Last Exhibition Day: Friday 12 May - 12-6pm

Saturday 13 May: Ghost Cinema
(booking is required for this event)


Gallery open: Friday-Sunday 12-6pm

Speedway Talks: 9, 23, 30 April & 7 May

 

Regent Studios was designed for the Greater London Council in 1965 by Yorke, Rosenberg & Mardell to meet the needs of small-scale light industries in the East End. By the 1990s British manufacturing was on its uppers and the concrete framed block had become a desolate high rise. But fortunes change rapidly in the city and this well-considered building has in recent years carved out a contemporary place for itself as a creative hub occupied by architects, artists and designers.

But pre 1965 there is a hidden story of place. The plot where Regent Studios now stands, was post-war waste ground, the terraced houses that once occupied it bombed, flattened and slum-cleared. This unloved negative space was, however, in the eyes of the local youths, ripe with possibilities and here in the triangle formed by Andrews Road, Sheep Lane and Ada Street a track was stamped out, bikes were stripped down and cycle speedway began. In its heyday this make-do-and-mend track attracted audiences of up to several hundred to see local team the Warwick Lions compete in the East London Cycle Speedway League.

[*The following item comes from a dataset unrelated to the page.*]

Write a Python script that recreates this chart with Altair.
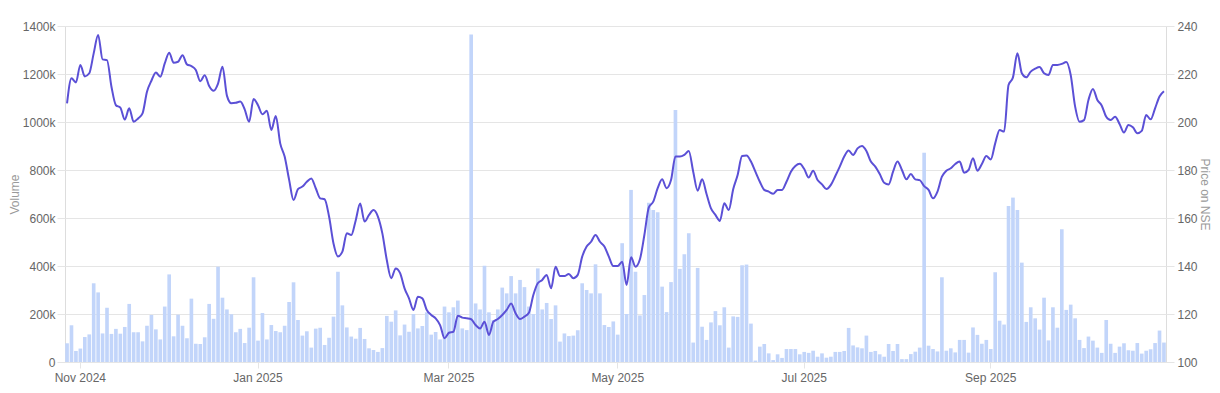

Inspired by this psychogeographic poetry of place, Transition Gallery, a Regent Studio resident since 2006, has commissioned a three artists, Luci Eyers, Andrew Kotting, James Roseveare to make contemporary responses to long forgotten histories. Speedway the resulting exhibition is a circulatory meshing of a sense of community, historical layering, philosophical ruminations on time, archaeology, leisure and present day artistic ingenuity.

Alongside the physical works, writer in residence Helena Haimes has written about the show in a gallery text. She has also written, Must we make our own fun? which, examines the nature of contemporary leisure in a rapidly changing city, and is published in the new Urban Ghosts issue of Garageland magazine which accompanies and extends the themes of the exhibition.

Speedway Talks will further extend the exhibition with guest speakers to include John Goldsmith from the Warwick Lions, the cycle speedway team based at the Andrews Road track. The exhibition ends on Saturday 13 May with Ghost Cinema, a day of screenings, talks and performances by artists and academics, inspired by a long-gone neighbourhood cinema in Hackney.